Heather Hussey, Judy Reeves and Steve Sandelier are also on the ballot for a seat on the school board for a term of 56 days.

There are three candidates on the ballot for city council.

Michael Taylor

Shelley Rudnicki, 53, has held seats on Fairfield’s Planning Board and the SAD 49 school board and is currently serving her first term as a state representative for Fairfield, Mercer and Smithfield.

“I have been asked by many people over the years to run for the Town Council and I decided in August that it was time,” Rudnicki said. “Fairfield’s taxes are too high. Fairfield needs to become business-friendly. I have talked to many people over the years, some who have started business in Fairfield like myself and those who choose to go to a neighboring town because of taxes and other factors.”
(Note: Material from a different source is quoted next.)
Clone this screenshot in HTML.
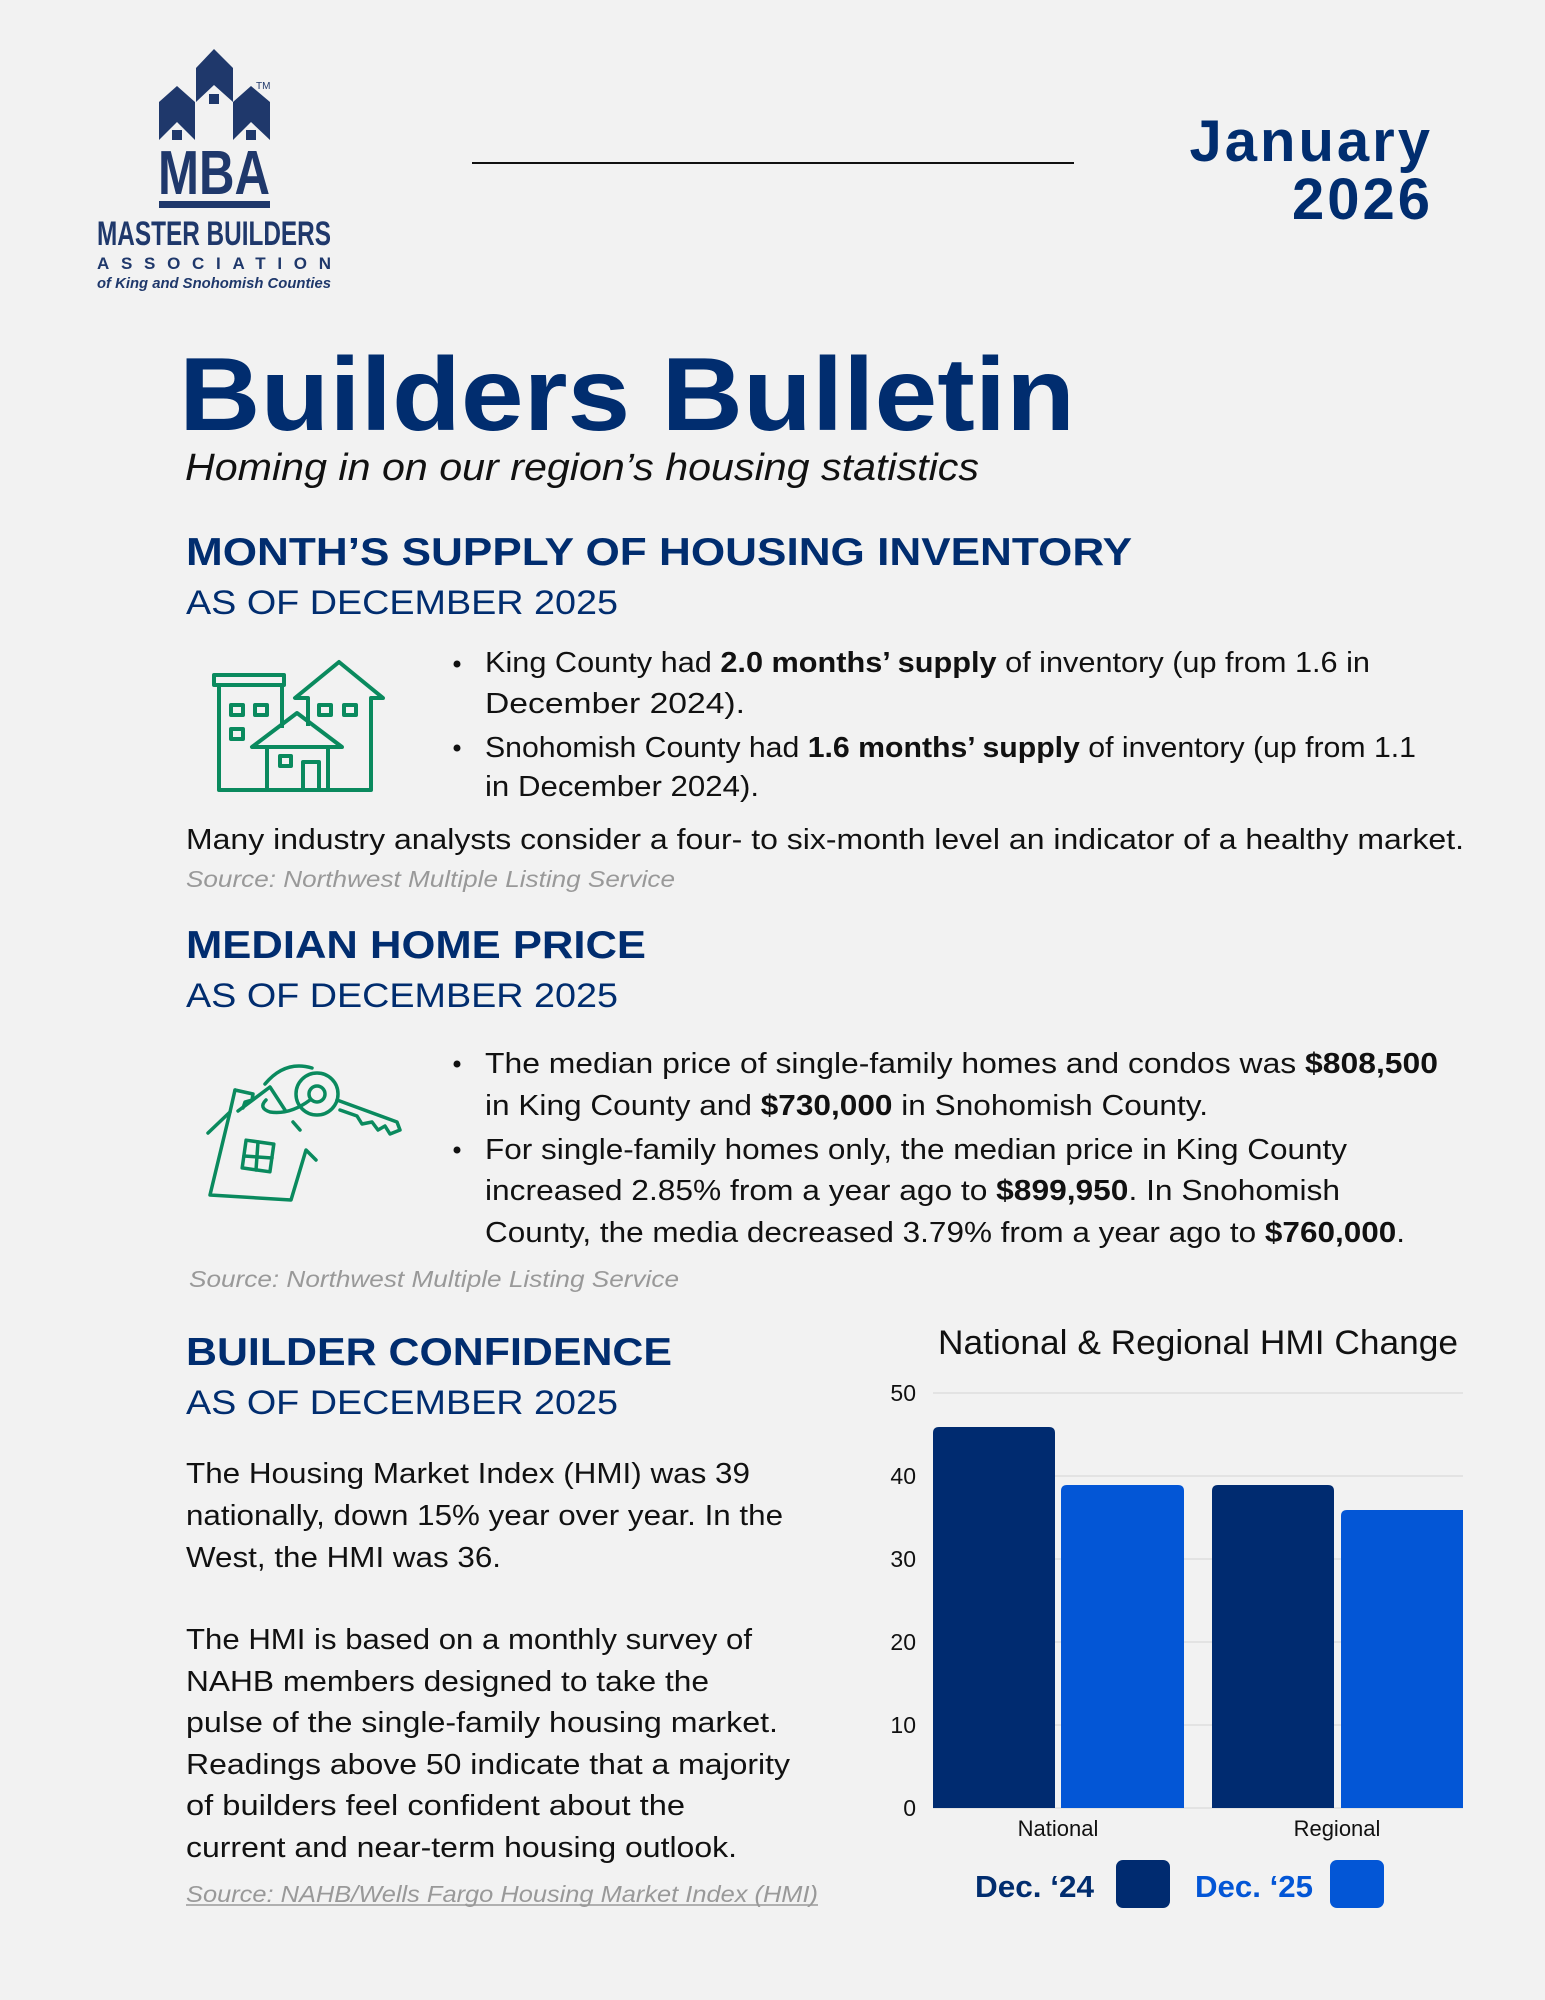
<!DOCTYPE html>
<html><head><meta charset="utf-8"><style>
html,body{margin:0;padding:0;background:#f2f2f2;}
svg{display:block;}
text{font-family:"Liberation Sans",sans-serif;}
</style></head><body>
<svg width="1545" height="2000" viewBox="0 0 1545 2000" xmlns="http://www.w3.org/2000/svg">
<rect width="1545" height="2000" fill="#f2f2f2"/>
<!-- Logo -->
<g fill="#1f386b">
<path d="M159 102 L177 86 L195 102 L195 140 L177 122 L159 140 Z"/>
<path d="M196 68 L214 49 L233 68 L233 102 L214 85 L196 102 Z"/>
<path d="M233 102 L251 86 L270 102 L270 140 L251 122 L233 140 Z"/>
<rect x="172" y="130" width="10" height="10"/>
<rect x="209" y="94" width="10" height="10"/>
<rect x="246" y="130" width="10" height="10"/>
</g>
<text x="214" y="194" text-anchor="middle" font-size="62" font-weight="bold" fill="#1f386b" textLength="112" lengthAdjust="spacingAndGlyphs">MBA</text>
<rect x="159" y="201" width="111" height="7" fill="#1f386b"/>
<text x="256" y="89" font-size="10" fill="#1f386b">TM</text>
<text x="97" y="245" font-size="34" font-weight="bold" fill="#1f386b" textLength="234" lengthAdjust="spacingAndGlyphs">MASTER BUILDERS</text>
<text x="97" y="269" font-size="17" font-weight="bold" fill="#1f386b" textLength="234" lengthAdjust="spacing">ASSOCIATION</text>
<text x="97" y="288" font-size="15" font-weight="bold" font-style="italic" fill="#1f386b" textLength="234" lengthAdjust="spacingAndGlyphs">of King and Snohomish Counties</text>
<!-- Date -->
<line x1="472" y1="163" x2="1074" y2="163" stroke="#111" stroke-width="2"/>
<text x="1433" y="161" text-anchor="end" font-size="58" font-weight="bold" fill="#012d6f" letter-spacing="3">January</text>
<text x="1433" y="219" text-anchor="end" font-size="58" font-weight="bold" fill="#012d6f" letter-spacing="3">2026</text>
<!-- Title -->
<text x="179" y="430" font-size="104" font-weight="bold" fill="#012d6f" textLength="896" lengthAdjust="spacingAndGlyphs">Builders Bulletin</text>
<text x="185" y="480" font-size="38" font-style="italic" fill="#111" textLength="794" lengthAdjust="spacingAndGlyphs">Homing in on our region’s housing statistics</text>
<!-- Section 1 -->
<text x="186" y="565" font-size="39" font-weight="bold" fill="#012d6f" textLength="946" lengthAdjust="spacingAndGlyphs">MONTH’S SUPPLY OF HOUSING INVENTORY</text>
<text x="186" y="614" font-size="34" fill="#012d6f" textLength="432" lengthAdjust="spacingAndGlyphs">AS OF DECEMBER 2025</text>
<g fill="none" stroke="#0a8a5e" stroke-width="4" stroke-linejoin="round">
<rect x="214" y="675" width="70" height="10"/>
<path d="M219 685 L219 790 L371 790 L371 698 L383 698 L339 662 L295 698 L308 698 L308 726"/>
<path d="M282 685 L282 728"/>
<path d="M297 713 L252 747 L342 747 Z"/>
<path d="M267 747 L267 790 M328 747 L328 790"/>
<path d="M303 790 L303 762 L319 762 L319 790"/>
<rect x="280" y="756" width="11" height="10"/>
<rect x="231" y="705" width="12" height="10"/><rect x="255" y="705" width="12" height="10"/><rect x="231" y="729" width="12" height="10"/>
<rect x="319" y="705" width="12" height="10"/><rect x="344" y="705" width="12" height="10"/>
</g>
<g font-size="29" fill="#111">
<circle cx="457" cy="664" r="3.5" fill="#111"/>
<text x="485" y="672" textLength="885" lengthAdjust="spacingAndGlyphs">King County had <tspan font-weight="bold">2.0 months’ supply</tspan> of inventory (up from 1.6 in</text>
<text x="485" y="713" textLength="260" lengthAdjust="spacingAndGlyphs">December 2024).</text>
<circle cx="457" cy="748" r="3.5" fill="#111"/>
<text x="485" y="757" textLength="931" lengthAdjust="spacingAndGlyphs">Snohomish County had <tspan font-weight="bold">1.6 months’ supply</tspan> of inventory (up from 1.1</text>
<text x="485" y="796" textLength="274" lengthAdjust="spacingAndGlyphs">in December 2024).</text>
<text x="186" y="849" textLength="1278" lengthAdjust="spacingAndGlyphs">Many industry analysts consider a four- to six-month level an indicator of a healthy market.</text>
</g>
<text x="186" y="887" font-size="23" font-style="italic" fill="#999" textLength="489" lengthAdjust="spacingAndGlyphs">Source: Northwest Multiple Listing Service</text>
<!-- Section 2 -->
<text x="186" y="958" font-size="39" font-weight="bold" fill="#012d6f" textLength="460" lengthAdjust="spacingAndGlyphs">MEDIAN HOME PRICE</text>
<text x="186" y="1007" font-size="34" fill="#012d6f" textLength="432" lengthAdjust="spacingAndGlyphs">AS OF DECEMBER 2025</text>
<g fill="none" stroke="#0a8a5e" stroke-width="3.5" stroke-linecap="round" stroke-linejoin="round">
<path d="M235 1090 L230 1112 L208 1133"/>
<path d="M230 1112 L210 1195 L291 1200 L306 1150 L316 1160"/>
<path d="M235 1090 L253 1094 L252 1100 L245 1102 L243 1108"/>
<path d="M238 1111 L270 1087 L285 1110"/>
<path d="M293 1122 L300 1130"/>
<rect x="244" y="1142" width="28" height="28" transform="rotate(8 258 1156)"/>
<path d="M258 1142 L256 1170 M244 1156 L272 1158"/>
<path d="M265 1084 Q285 1060 312 1068"/>
<circle cx="317" cy="1094" r="21"/>
<circle cx="317" cy="1094" r="8"/>
<path d="M310 1100 Q290 1115 270 1112 Q258 1108 266 1100"/>
<path d="M337 1100 L397 1122 L400 1130 L390 1134 L385 1126 L378 1130 L372 1122 L362 1124 L357 1116 L340 1110"/>
</g>
<g font-size="29" fill="#111">
<circle cx="457" cy="1064" r="3.5" fill="#111"/>
<text x="485" y="1073" textLength="953" lengthAdjust="spacingAndGlyphs">The median price of single-family homes and condos was <tspan font-weight="bold">$808,500</tspan></text>
<text x="485" y="1115" textLength="723" lengthAdjust="spacingAndGlyphs">in King County and <tspan font-weight="bold">$730,000</tspan> in Snohomish County.</text>
<circle cx="457" cy="1150" r="3.5" fill="#111"/>
<text x="485" y="1159" textLength="862" lengthAdjust="spacingAndGlyphs">For single-family homes only, the median price in King County</text>
<text x="485" y="1200" textLength="855" lengthAdjust="spacingAndGlyphs">increased 2.85% from a year ago to <tspan font-weight="bold">$899,950</tspan>. In Snohomish</text>
<text x="485" y="1242" textLength="920" lengthAdjust="spacingAndGlyphs">County, the media decreased 3.79% from a year ago to <tspan font-weight="bold">$760,000</tspan>.</text>
</g>
<text x="189" y="1287" font-size="23" font-style="italic" fill="#999" textLength="490" lengthAdjust="spacingAndGlyphs">Source: Northwest Multiple Listing Service</text>
<!-- Section 3 -->
<text x="186" y="1365" font-size="39" font-weight="bold" fill="#012d6f" textLength="486" lengthAdjust="spacingAndGlyphs">BUILDER CONFIDENCE</text>
<text x="186" y="1414" font-size="34" fill="#012d6f" textLength="432" lengthAdjust="spacingAndGlyphs">AS OF DECEMBER 2025</text>
<g font-size="29" fill="#111">
<text x="186" y="1483" textLength="564" lengthAdjust="spacingAndGlyphs">The Housing Market Index (HMI) was 39</text>
<text x="186" y="1525" textLength="597" lengthAdjust="spacingAndGlyphs">nationally, down 15% year over year. In the</text>
<text x="186" y="1567" textLength="315" lengthAdjust="spacingAndGlyphs">West, the HMI was 36.</text>
<text x="186" y="1649" textLength="566" lengthAdjust="spacingAndGlyphs">The HMI is based on a monthly survey of</text>
<text x="186" y="1691" textLength="523" lengthAdjust="spacingAndGlyphs">NAHB members designed to take the</text>
<text x="186" y="1732" textLength="592" lengthAdjust="spacingAndGlyphs">pulse of the single-family housing market.</text>
<text x="186" y="1774" textLength="604" lengthAdjust="spacingAndGlyphs">Readings above 50 indicate that a majority</text>
<text x="186" y="1815" textLength="499" lengthAdjust="spacingAndGlyphs">of builders feel confident about the</text>
<text x="186" y="1857" textLength="551" lengthAdjust="spacingAndGlyphs">current and near-term housing outlook.</text>
</g>
<text x="186" y="1902" font-size="23" font-style="italic" fill="#999" textLength="632" lengthAdjust="spacingAndGlyphs">Source: NAHB/Wells Fargo Housing Market Index (HMI)</text>
<line x1="186" y1="1905" x2="818" y2="1905" stroke="#999" stroke-width="1.5"/>
<!-- Chart -->
<text x="938" y="1354" font-size="34" fill="#111" textLength="520" lengthAdjust="spacingAndGlyphs">National &amp; Regional HMI Change</text>
<g stroke="#dedede" stroke-width="1.5">
<line x1="933" y1="1393" x2="1463" y2="1393"/><line x1="933" y1="1476" x2="1463" y2="1476"/>
<line x1="933" y1="1559" x2="1463" y2="1559"/><line x1="933" y1="1642" x2="1463" y2="1642"/>
<line x1="933" y1="1725" x2="1463" y2="1725"/><line x1="933" y1="1808" x2="1463" y2="1808"/>
</g>
<g font-size="23" fill="#111" text-anchor="end">
<text x="916" y="1401">50</text><text x="916" y="1484">40</text><text x="916" y="1567">30</text>
<text x="916" y="1650">20</text><text x="916" y="1733">10</text><text x="916" y="1816">0</text>
</g>
<path d="M933 1808 V1433 Q933 1427 939 1427 H1049 Q1055 1427 1055 1433 V1808Z" fill="#002b70"/>
<path d="M1061 1808 V1491 Q1061 1485 1067 1485 H1178 Q1184 1485 1184 1491 V1808Z" fill="#0356d6"/>
<path d="M1212 1808 V1491 Q1212 1485 1218 1485 H1328 Q1334 1485 1334 1491 V1808Z" fill="#002b70"/>
<path d="M1341 1808 V1516 Q1341 1510 1347 1510 H1463 V1808Z" fill="#0356d6"/>
<g font-size="22" fill="#111" text-anchor="middle">
<text x="1058" y="1836">National</text><text x="1337" y="1836">Regional</text>
</g>
<text x="975" y="1897" font-size="31" font-weight="bold" fill="#012d6f" textLength="119" lengthAdjust="spacingAndGlyphs">Dec. ‘24</text>
<rect x="1116" y="1860" width="54" height="48" rx="7" fill="#002b70"/>
<text x="1195" y="1897" font-size="31" font-weight="bold" fill="#0356d6" textLength="118" lengthAdjust="spacingAndGlyphs">Dec. ‘25</text>
<rect x="1330" y="1860" width="54" height="48" rx="7" fill="#0356d6"/>
</svg>
</body></html>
Michael Taylor, 52, is a materials manager for Houle’s Plumbing, Heating & Air Conditioning. He is the former council chairman and is running again after losing last year’s election to Peter Lawrence and John Picchiotti.

Stephanie Thibodeau

“I think that to give back to your community you have to participate in local government, if you can,” Taylor said. “I don’t have a set plan or agenda. I really just want to get things running smoothly.”

Stephanie Thibodeau, 63, is a retired teacher who served on the town council three years ago.

“I’d like to see Fairfield be more productive in terms of businesses and bringing a better economy to the town,” Thibodeau said. “I think Fairfield has a lot to offer for families and businesses. It’s time to see that we utilize our resources and see a lower tax base … My kids are fourth generation citizens of Fairfield, our roots run deep and I’d like to see us make a name for ourselves in a positive way.”

Albert E. Hodson III is running unopposed for the Kennebec Water District for a three-year term.